Gold prices (XAU/USD) have given up much of the gains from earlier in the session, hovering just above $2,660 during the early European trading hours on Tuesday. The precious metal briefly reached a two-week high on Monday but struggled to maintain upward momentum as the US Dollar (USD) regained strength. This rebound in the USD follows a post-NFP bounce from a near one-month low, fueled by expectations that the Federal Reserve (Fed) will adopt a more cautious approach to rate cuts.
Despite the recent pullback, gold’s downside appears limited due to ongoing geopolitical uncertainties and shifting central bank policies. The persistent Russia-Ukraine conflict, political instability in South Korea and France, and the resumption of gold purchases by China’s central bank after a seven-month hiatus are expected to provide support for the safe-haven asset.
Adding to the supportive backdrop, the growing consensus that the Fed may lower borrowing costs later this month could keep US Treasury yields subdued, providing further buoyancy to gold. In particular, concerns over US President-elect Donald Trump’s potential tariff plans are fostering an environment where gold could see significant upside.
Geopolitical Tensions and China’s Gold Purchases Bolster Safe-Haven Appeal
Geopolitical developments have further underpinned demand for gold. Over the weekend, Syrian rebels took control, forcing President Bashar al-Assad to flee to Russia, which escalated tensions in the Middle East and fueled haven flows into gold. Additionally, the People’s Bank of China revealed that it bought 160,000 fine troy ounces of gold in November, marking its first purchase in seven months and providing additional support for the precious metal.
Meanwhile, US President-elect Donald Trump’s pledge to impose significant tariffs on America’s largest trading partners, including Mexico, Canada, and China, as well as a potential 100% tariff on ‘BRICS’ nations, has added uncertainty to global trade relations, further benefiting gold’s appeal as a safe-haven asset.
Fed Rate Cut Expectations and Treasury Yields Weigh on Gold’s Upside Potential
The Federal Reserve remains at the center of market attention, with traders pricing in an 85% chance of a 25 basis-point rate cut at its December policy meeting, according to the CME Group’s FedWatch Tool. Despite some hawkish comments from Fed officials and expectations that Trump’s policies could reignite inflation, the likelihood of a pause in the rate-cutting cycle is keeping US Treasury bond yields elevated. This has lent support to the USD and capped gold’s upside for now.
The key event this week will be Wednesday’s release of the US Consumer Price Index (CPI) for November, which could provide crucial insight into future Fed policy and impact gold prices.
Technical Analysis: Gold Finds Support Above $2,650
From a technical standpoint, gold’s overnight breakout above $2,650 marked a significant milestone, with a daily close above this level offering potential bullish signals.
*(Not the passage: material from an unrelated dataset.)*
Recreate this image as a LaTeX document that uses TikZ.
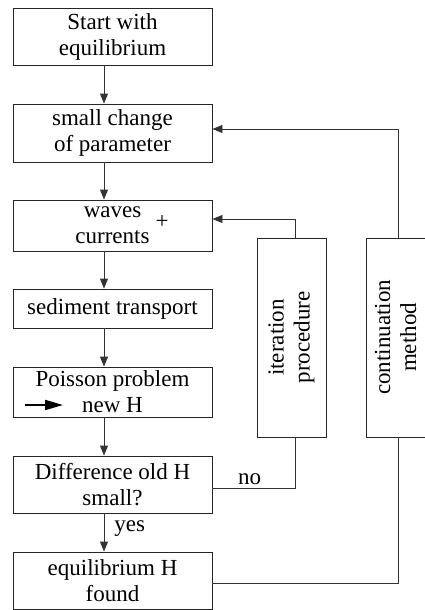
\documentclass[tikz,border=0pt]{standalone}
\usepackage{fontspec}
\setmainfont{Liberation Serif}
\usetikzlibrary{arrows.meta}
\begin{document}
\begin{tikzpicture}[x=1pt,y=-1pt,
  box/.style={draw=black!85, line width=0.9pt, minimum width=199pt, inner sep=0pt, align=center, font=\fontsize{23}{26}\selectfont},
  vbox/.style={draw=black!85, line width=0.9pt, minimum height=199pt, inner sep=0pt, font=\fontsize{23}{26}\selectfont},
  lbl/.style={font=\fontsize{23}{26}\selectfont, inner sep=0pt},
  conn/.style={draw=black!80, line width=0.9pt},
  arr/.style={conn, -{Triangle[length=10pt,width=8pt]}}]
\clip (0,0) rectangle (425,610);
\useasboundingbox (0,0) rectangle (425,610);
\node[box, minimum height=57pt] (b1) at (112.5,36.5) {Start with\\equilibrium};
\node[box, minimum height=58pt] (b2) at (112.5,133) {small change\\of parameter};
\node[box, minimum height=51pt] (b3) at (112.5,225.5) {waves\\currents};
\node[lbl] (plus) at (162,222) {+};
\node[box, minimum height=39pt] (b4) at (112.5,308.5) {sediment transport};
\node[box, minimum height=50pt] (b5) at (112.5,392) {Poisson problem\\new H};
\node[box, minimum height=57pt] (b6) at (112.5,484.5) {Difference old H\\small?};
\node[box, minimum height=57pt] (b7) at (112.5,580.5) {equilibrium H\\found};
\node[vbox, minimum width=69pt] (iter) at (291.5,337.5) {\rotatebox{90}{\begin{tabular}{@{}c@{}}iteration\\procedure\end{tabular}}};
\node[vbox, minimum width=64pt] (cont) at (398,337.5) {\rotatebox{90}{\begin{tabular}{@{}c@{}}continuation\\method\end{tabular}}};
\coordinate (ax) at (104,0);
\coordinate (ix) at (295,0);
\coordinate (cx) at (398,0);
% arrow symbol inside Poisson box
\draw[line width=2pt, -{Triangle[length=18pt,width=10pt]}] (25,405) -- (63,405);
% main flow
\draw[arr] (b1.south -| ax) -- (b2.north -| ax);
\draw[arr] (b2.south -| ax) -- (b3.north -| ax);
\draw[arr] (b3.south -| ax) -- (b4.north -| ax);
\draw[arr] (b4.south -| ax) -- (b5.north -| ax);
\draw[arr] (b5.south -| ax) -- (b6.north -| ax);
\draw[arr] (b6.south -| ax) -- node[lbl, right=10pt, pos=0.4] (yes) {yes} (b7.north -| ax);
% iteration loop
\draw[conn] ([yshift=-3.5pt]b6.east) -- node[lbl, above=3pt, pos=0.45] (no) {no} ([yshift=-3.5pt]b6.east -| ix) -- (iter.south -| ix);
\draw[arr] (iter.north -| ix) -- ([yshift=6.5pt]b3.east -| ix) -- ([yshift=6.5pt]b3.east);
% continuation loop
\draw[conn] ([yshift=-2.5pt]b7.east) -- ([yshift=-2.5pt]b7.east -| cx) -- (cont.south -| cx);
\draw[arr] (cont.north -| cx) -- ([yshift=4pt]b2.east -| cx) -- ([yshift=4pt]b2.east);
\end{tikzpicture}
\end{document}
The oscillators on the daily chart are beginning to show positive momentum, suggesting further upward potential for gold. If this strength continues, gold could test the $2,700 mark, with a further push towards the $2,720–$2,722 supply zone a distinct possibility.
On the downside, the $2,650 level, which coincides with the 200-period Exponential Moving Average (EMA) on the 4-hour chart, is now seen as a critical support level. A decisive break below this area could expose further support at $2,625–$2,620, with $2,600 acting as a psychological barrier. A sustained drop below the 100-day Simple Moving Average (SMA) at $2,590–$2,585 would signal deeper losses, potentially pushing gold towards the November swing low near $2,537–$2,536.
Conclusion
While gold prices face some headwinds from a strengthening US Dollar and rising Treasury yields, the ongoing geopolitical tensions, coupled with expectations of a Fed rate cut and supportive central bank policies, suggest that the downside for gold remains limited. Traders will be closely watching upcoming economic data and geopolitical developments to gauge the direction of gold prices in the near term.